Dancer dies after eating cookie with peanuts not listed on label
A New York City woman died after eating a mislabeled cookie containing peanuts, part of a batch that since has been recalled.
Stew Leonard’s announced Tuesday that Vanilla Florentine Cookies sold in its grocery stores in Danbury and Newington in Connecticut from Nov. 6 to Dec. 31 were being recalled in partnership with the Food and Drug Administration. The retailer said about 500 packages of the holiday cookies were sold.
The cookies contained peanuts as an unlisted ingredient and a New York resident died after eating them at a social gathering in Connecticut, state health and consumer protection officials said.
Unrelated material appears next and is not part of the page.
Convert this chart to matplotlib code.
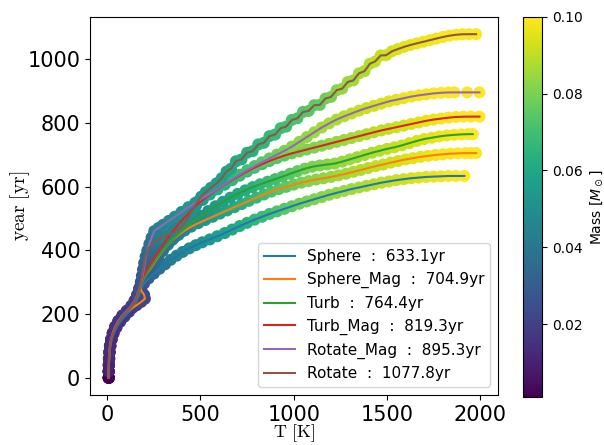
import matplotlib
matplotlib.use('Agg')
import matplotlib.pyplot as plt

plt.rcParams['mathtext.fontset'] = 'cm'

names = ['Sphere', 'Sphere_Mag', 'Turb', 'Turb_Mag', 'Rotate_Mag', 'Rotate']
line_colors = ['#1f77b4', '#ff7f0e', '#2ca02c', '#d62728', '#9467bd', '#8c564b']

# ---- Sphere ----
sphere_T = [8, 8, 9, 11, 13, 17, 24, 35, 50, 70,
            93, 117, 140, 158, 170, 180, 198, 222, 250, 280,
            310, 340, 372, 405, 440, 475, 510, 550, 590, 630,
            670, 710, 750, 790, 830, 870, 910, 950, 990, 1030,
            1070, 1110, 1150, 1190, 1230, 1270, 1310, 1350, 1390, 1430,
            1470, 1510, 1550, 1590, 1630, 1670, 1710, 1750, 1790, 1830,
            1870, 1915]
sphere_yr = [0, 20, 40, 60, 80, 100, 120, 140, 158, 176,
             192, 207, 222, 240, 258, 278, 296, 312, 327, 342,
             356, 370, 383, 395, 406, 416, 425, 434, 444, 454,
             465, 476, 486, 496, 505, 514, 522, 530, 538, 546,
             553, 560, 567, 574, 580, 586, 592, 597, 602, 607,
             612, 616, 620, 623, 626, 628, 630, 631, 632, 633,
             633, 633.1]
sphere_mass = [.001, .010, .011, .012, .013, .013, .014, .014, .015, .016,
               .017, .018, .019, .020, .022, .025, .028, .031, .034, .037,
               .040, .042, .044, .046, .048, .050, .052, .054, .056, .058,
               .060, .062, .064, .066, .068, .070, .072, .074, .076, .078,
               .080, .081, .082, .083, .084, .085, .086, .087, .088, .089,
               .090, .091, .092, .093, .094, .095, .096, .097, .098, .099,
               .0995, .100]

# ---- Sphere_Mag ----
spheremag_T = [8, 8, 9, 10, 12, 16, 21, 30, 43, 60,
               82, 106, 132, 158, 182, 202, 198, 184, 176, 182,
               196, 214, 234, 254, 275, 298, 322, 350, 382, 415,
               450, 488, 526, 565, 604, 643, 682, 721, 760, 800,
               840, 880, 920, 960, 1000, 1040, 1080, 1120, 1160, 1200,
               1240, 1280, 1320, 1360, 1400, 1440, 1480, 1520, 1560, 1600,
               1640, 1680, 1720, 1760, 1800, 1840, 1880, 1920, 1950, 1978]
spheremag_yr = [0, 20, 40, 60, 80, 100, 120, 140, 160, 178,
                195, 208, 218, 228, 238, 248, 260, 272, 285, 298,
                312, 328, 344, 362, 380, 398, 416, 433, 448, 462,
                474, 485, 495, 505, 515, 525, 535, 545, 555, 565,
                575, 584, 592, 599, 606, 612, 617, 622, 626, 630,
                635, 640, 646, 652, 658, 664, 669, 675, 680, 685,
                689, 693, 696, 699, 701, 703, 704, 704.6, 704.8, 704.9]
spheremag_mass = [.001, .010, .011, .012, .013, .013, .014, .014, .015, .016,
                  .017, .018, .019, .020, .021, .022, .023, .024, .025, .027,
                  .029, .031, .033, .035, .037, .039, .041, .043, .045, .047,
                  .049, .051, .053, .055, .057, .059, .061, .063, .065, .067,
                  .069, .071, .073, .075, .077, .079, .081, .082, .083, .084,
                  .085, .086, .087, .088, .089, .090, .091, .092, .093, .094,
                  .095, .096, .097, .098, .0985, .099, .0995, .100, .100, .100]

# ---- Turb ----
turb_T = [8, 8, 9, 10, 12, 16, 22, 32, 46, 64,
          86, 110, 135, 152, 165, 176, 188, 206, 226, 248,
          272, 298, 328, 360, 395, 430, 466, 503, 541, 580,
          620, 660, 700, 740, 780, 820, 860, 900, 940, 980,
          1020, 1060, 1100, 1140, 1180, 1220, 1260, 1300, 1340, 1380,
          1420, 1460, 1500, 1540, 1580, 1620, 1660, 1700, 1740, 1780,
          1820, 1860, 1900, 1935, 1960]
turb_yr = [0, 20, 40, 60, 80, 100, 120, 140, 160, 178,
           195, 210, 225, 242, 260, 280, 300, 320, 340, 360,
           380, 400, 420, 440, 458, 475, 492, 508, 523, 538,
           552, 565, 577, 588, 598, 607, 615, 623, 631, 640,
           648, 656, 662, 666, 669, 672, 678, 685, 692, 699,
           706, 712, 718, 723, 729, 736, 743, 749, 753, 757,
           760, 762, 763.5, 764.2, 764.4]
turb_mass = [.001, .010, .011, .012, .013, .013, .014, .014, .015, .016,
             .017, .018, .019, .020, .022, .025, .028, .030, .032, .034,
             .036, .038, .040, .042, .044, .046, .048, .050, .052, .054,
             .056, .058, .060, .062, .064, .066, .068, .070, .072, .074,
             .076, .078, .080, .081, .082, .083, .084, .085, .086, .087,
             .088, .089, .090, .091, .092, .093, .094, .095, .096, .097,
             .098, .099, .0995, .100, .100]

# ---- Turb_Mag ----
turbmag_T = [8, 8, 9, 10, 12, 16, 22, 31, 44, 62,
             84, 108, 133, 150, 162, 172, 182, 196, 214, 234,
             256, 279, 302, 326, 352, 380, 410, 442, 476, 512,
             550, 590, 630, 670, 710, 750, 790, 830, 870, 910,
             950, 990, 1030, 1070, 1110, 1150, 1190, 1230, 1270, 1310,
             1350, 1390, 1430, 1470, 1510, 1550, 1590, 1630, 1670, 1710,
             1750, 1790, 1830, 1870, 1910, 1950, 1996]
turbmag_yr = [0, 20, 40, 60, 80, 100, 120, 140, 160, 178,
              195, 210, 225, 242, 260, 280, 300, 320, 340, 360,
              380, 400, 420, 440, 460, 480, 500, 520, 540, 558,
              575, 591, 606, 620, 634, 647, 659, 670, 680, 689,
              697, 704, 710, 716, 722, 728, 734, 740, 746, 752,
              758, 764, 770, 776, 781, 786, 791, 796, 801, 806,
              810, 813, 816, 818, 819, 819.2, 819.3]
turbmag_mass = [.001, .010, .011, .012, .013, .013, .014, .014, .015, .016,
                .017, .018, .019, .020, .022, .025, .027, .029, .031, .033,
                .035, .037, .039, .041, .043, .045, .047, .049, .051, .053,
                .055, .057, .059, .061, .063, .065, .067, .069, .071, .073,
                .075, .077, .079, .080, .081, .082, .083, .084, .085, .086,
                .087, .088, .089, .090, .091, .092, .093, .094, .095, .096,
                .097, .098, .0985, .099, .0995, .100, .100]

# ---- Rotate_Mag ----
rotmag_T = [8, 7, 8, 9, 11, 14, 20, 29, 42, 59,
            80, 104, 128, 146, 160, 172, 182, 190, 196, 202,
            208, 216, 226, 238, 252, 275, 300, 330, 362, 398,
            435, 472, 510, 550, 590, 630, 670, 710, 750, 790,
            830, 870, 910, 950, 990, 1030, 1070, 1110, 1150, 1190,
            1230, 1270, 1310, 1350, 1390, 1430, 1470, 1510, 1550, 1590,
            1630, 1670, 1710, 1750, 1790, 1830, 1862, 1930, 1996]
rotmag_yr = [0, 20, 40, 60, 80, 100, 120, 140, 160, 178,
             195, 210, 225, 242, 260, 280, 300, 320, 340, 360,
             380, 400, 420, 440, 460, 470, 480, 492, 505, 520,
             535, 549, 563, 577, 592, 607, 622, 637, 651, 664,
             676, 688, 700, 712, 725, 740, 755, 770, 785, 798,
             810, 820, 829, 838, 846, 853, 860, 867, 872, 877,
             882, 886, 889, 892, 894, 895, 895.2, 895.3, 895.3]
rotmag_mass = [.001, .010, .011, .012, .013, .013, .014, .014, .015, .016,
               .017, .018, .019, .020, .022, .024, .026, .028, .030, .032,
               .034, .036, .038, .040, .042, .044, .046, .048, .050, .052,
               .054, .056, .058, .060, .062, .064, .066, .068, .070, .072,
               .074, .076, .078, .080, .082, .083, .084, .085, .086, .087,
               .088, .089, .090, .091, .092, .093, .094, .095, .096, .097,
               .098, .0985, .099, .0995, .100, .100, .100, .100, .100]

# ---- Rotate ----
rot_T = [8, 8, 8, 9, 11, 15, 21, 30, 44, 62,
         84, 108, 131, 148, 161, 172, 180, 186, 192, 198,
         206, 216, 230, 248, 270, 296, 324, 352, 378, 400,
         418, 434, 450, 466, 484, 504, 528, 556, 586, 614,
         640, 664, 690, 720, 750, 780, 810, 840, 870, 900,
         930, 960, 990, 1020, 1050, 1080, 1110, 1140, 1170, 1200,
         1230, 1260, 1290, 1320, 1350, 1380, 1408, 1436, 1466, 1496,
         1526, 1558, 1592, 1626, 1660, 1695, 1730, 1765, 1800, 1835,
         1870, 1905, 1940, 1978]
rot_yr = [0, 20, 40, 60, 80, 100, 120, 140, 160, 178,
          195, 210, 225, 242, 260, 280, 300, 320, 340, 360,
          380, 398, 414, 426, 434, 441, 447, 454, 463, 474,
          488, 504, 520, 536, 552, 568, 582, 596, 610, 626,
          647, 656, 679, 685, 706, 711, 732, 737, 758, 763,
          783, 788, 809, 814, 834, 837, 855, 856, 876, 881,
          902, 907, 928, 933, 955, 962, 985, 992, 1011, 1012,
          1024, 1031, 1038, 1044, 1049, 1054, 1059, 1064, 1069, 1073,
          1076, 1077.5, 1077.8, 1077.8]
rot_mass = [.001, .010, .011, .012, .013, .013, .014, .014, .015, .016,
            .017, .018, .019, .020, .022, .024, .026, .028, .030, .032,
            .034, .036, .038, .040, .042, .044, .045, .046, .047, .048,
            .049, .050, .051, .052, .053, .054, .055, .056, .057, .058,
            .059, .060, .061, .062, .063, .064, .065, .066, .067, .068,
            .069, .070, .071, .072, .073, .074, .075, .076, .078, .080,
            .082, .084, .085, .086, .087, .088, .089, .090, .091, .092,
            .093, .094, .095, .096, .097, .097, .098, .098, .099, .099,
            .0995, .100, .100, .100]

series_T = [sphere_T, spheremag_T, turb_T, turbmag_T, rotmag_T, rot_T]
series_yr = [sphere_yr, spheremag_yr, turb_yr, turbmag_yr, rotmag_yr, rot_yr]
series_mass = [sphere_mass, spheremag_mass, turb_mass, turbmag_mass, rotmag_mass, rot_mass]

vmin = min(min(m) for m in series_mass)
vmax = max(max(m) for m in series_mass)

fig = plt.figure(figsize=(6.04, 4.45), dpi=100)
ax = fig.add_axes([0.149, 0.1124, 0.6755, 0.8494])
cax = fig.add_axes([0.866, 0.108, 0.0315, 0.854])

sc = None
for T, Y, M in zip(series_T, series_yr, series_mass):
    sc = ax.scatter(T, Y, c=M, cmap='viridis', vmin=vmin, vmax=vmax,
                    s=75, edgecolors='none', zorder=1)

for name, T, Y, col in zip(names, series_T, series_yr, line_colors):
    ax.plot(T, Y, color=col, lw=1.5, zorder=2,
            label=f'{name}  :  {Y[-1]:.1f}yr')

ax.set_xlabel(r'$\mathrm{T\ [K]}$', fontsize=13)
ax.set_ylabel(r'$\mathrm{year\ [yr]}$', fontsize=14)
ax.xaxis.set_label_coords(0.5, -0.073)
ax.yaxis.set_label_coords(-0.142, 0.5)
ax.tick_params(labelsize=15)
ax.legend(loc='lower right', fontsize=11)

cb = fig.colorbar(sc, cax=cax)
cb.ax.tick_params(labelsize=10)
cb.set_label(r'Mass [$M_\odot$]', fontsize=10, math_fontfamily='dejavusans')

fig.savefig('out.png', dpi=100)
That person was identified Thursday as Órla Baxendale by a law firm representing her interests. Baxendale died Jan. 11 after suffering anaphylactic shock resulting from a severe allergic reaction, according to a post on the firm’s website.
HARTFORD, CONN. >>
Transgender veterans file suit for VA coverage of surgeries
A group of transgender veterans filed a lawsuit Thursday seeking to force the Department of Veterans Affairs to begin providing and paying for gender-affirming surgeries.
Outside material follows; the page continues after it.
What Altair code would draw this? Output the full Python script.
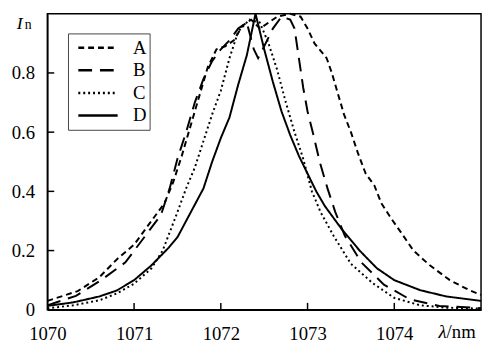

The lawsuit from the Transgender American Veterans Association seeks to compel the VA to codify in its regulations verbal assurances the department has made that it would begin providing those services, said Rebekka Eshler, the president of the association.
She said the surgeries are needed to reduce the risk of suicides, depression and psychological distress for transgender people who live with gender dysphoria.
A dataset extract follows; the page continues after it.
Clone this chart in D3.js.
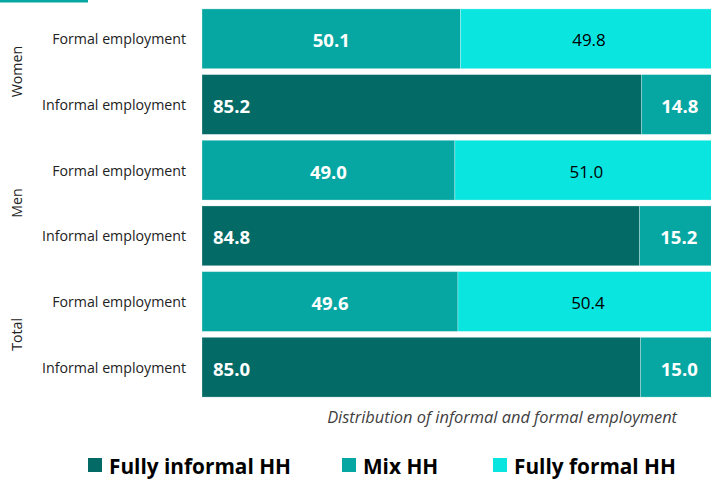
<!DOCTYPE html>
<html>
<head>
<meta charset="utf-8">
<script src="https://cdn.jsdelivr.net/npm/d3@7"></script>
<style>
  body { margin: 0; background: #fff; }
  svg { display: block; font-family: "Open Sans", sans-serif; }
</style>
</head>
<body>
<div id="chart"></div>
<script>
const groups = ["Women", "Men", "Total"];
const employmentTypes = ["Formal employment", "Informal employment"];
const seriesNames = ["Fully informal HH", "Mix HH", "Fully formal HH"];
// one value per row: Women formal, Women informal, Men formal, Men informal, Total formal, Total informal
const fullyInformal = [0, 85.2, 0, 84.8, 0, 85.0];
const mixHH = [50.1, 14.8, 49.0, 15.2, 49.6, 15.0];
const fullyFormal = [49.8, 0, 51.0, 0, 50.4, 0];
const seriesColors = ["#036a66", "#06a7a2", "#0be5e0"];
const axisTitle = "Distribution of informal and formal employment";

const width = 711, height = 479;

const rows = [];
groups.forEach((g, gi) => {
    employmentTypes.forEach((t, ti) => {
        const i = gi * employmentTypes.length + ti;
        rows.push({ key: g + "|" + t, group: g, type: t, values: [fullyInformal[i], mixHH[i], fullyFormal[i]] });
    });
});

const svg = d3.select("#chart").append("svg").attr("width", width).attr("height", height);

// leftover piece of the cropped title underline
svg.append("rect").attr("x", 0).attr("y", 0).attr("width", 88).attr("height", 2.5).attr("fill", "#06a7a2");

const x = d3.scaleLinear().domain([0, 100]).range([202, 718]);
const y = d3.scaleBand().domain(rows.map(d => d.key)).range([3, 403]).padding(0.09);

const stacked = rows.flatMap(r => {
    let acc = 0;
    return r.values.map((v, si) => {
        const seg = { row: r, series: si, v, x0: acc, x1: acc + v };
        acc += v;
        return seg;
    });
}).filter(d => d.v > 0);

svg.append("g").selectAll("rect").data(stacked).join("rect")
    .attr("x", d => x(d.x0))
    .attr("y", d => y(d.row.key))
    .attr("width", d => x(d.x1) - x(d.x0))
    .attr("height", y.bandwidth())
    .attr("fill", d => seriesColors[d.series])
    .attr("stroke", "#ffffff").attr("stroke-opacity", 0.35).attr("stroke-width", 0.8);

svg.append("g").selectAll("text").data(stacked).join("text")
    .attr("x", d => d.series === 0 ? x(d.x0) + 11 : (x(d.x0) + x(d.x1)) / 2)
    .attr("y", d => y(d.row.key) + y.bandwidth() / 2 + 1)
    .attr("text-anchor", d => d.series === 0 ? "start" : "middle")
    .attr("dominant-baseline", "central")
    .style("font-size", d => d.series === 2 ? "17px" : "18.5px")
    .style("font-weight", d => d.series === 2 ? 400 : 700)
    .style("fill", d => d.series === 2 ? "#000" : "#fff")
    .text(d => d3.format(".1f")(d.v));

// row labels
svg.append("g").selectAll("text").data(rows).join("text")
    .attr("x", 186)
    .attr("y", d => y(d.key) + y.bandwidth() / 2)
    .attr("text-anchor", "end")
    .attr("dominant-baseline", "central")
    .style("font-size", "14.2px")
    .style("fill", "#222")
    .text(d => d.type);

// group labels, rotated
svg.append("g").selectAll("text").data(groups).join("text")
    .attr("transform", g => {
        const keys = employmentTypes.map(t => g + "|" + t);
        const cy = (y(keys[0]) + y(keys[keys.length - 1]) + y.bandwidth()) / 2;
        return `translate(16,${cy}) rotate(-90)`;
    })
    .attr("text-anchor", "middle")
    .attr("dominant-baseline", "central")
    .style("font-size", "14.2px")
    .style("fill", "#222")
    .text(g => g);

svg.append("text")
    .attr("x", 677).attr("y", 416)
    .attr("text-anchor", "end")
    .attr("dominant-baseline", "central")
    .style("font-size", "16.4px").style("font-style", "italic")
    .style("fill", "#404040")
    .text(axisTitle);

// legend
const legendX = [88, 342, 493];
const legend = svg.append("g").selectAll("g").data(seriesNames).join("g")
    .attr("transform", (d, i) => `translate(${legendX[i]},458)`);
legend.append("rect").attr("width", 14).attr("height", 14).attr("fill", (d, i) => seriesColors[i]);
legend.append("text").attr("x", 21).attr("y", 7.5)
    .attr("dominant-baseline", "central")
    .style("font-size", "20.8px").style("font-weight", 700).style("fill", "#000")
    .text(d => d);
</script>
</body>
</html>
“It would also mean that those veterans do not have to seek this care through private doctors, which is often prohibitively expensive,” the transgender veterans association said in its lawsuit, which it said was filed in the United States Court of Appeals for the Federal Circuit in Washington.
Rhino became pregnant after embryo transfer in Kenya
Researchers say a rhinoceros was impregnated through embryo transfer in the first successful use of a method that they say might later make it possible to save the nearly extinct northern white rhino subspecies.
The experiment was conducted with the less endangered southern white rhino subspecies. Researchers created an embryo in a lab from an egg and sperm collected from rhinos and transferred into a southern white rhino surrogate mother at the Ol-pejeta Conservancy in Kenya.
“The successful embryo transfer and pregnancy are a proof of concept and allow (researchers) to now safely move to the transfer of northern white rhino embryos — a cornerstone in the mission to save the northern white rhino from extinction,” the group said in a statement Wednesday.
However, the team learned of the pregnancy only after the surrogate mother died of a bacterial infection in November 2023.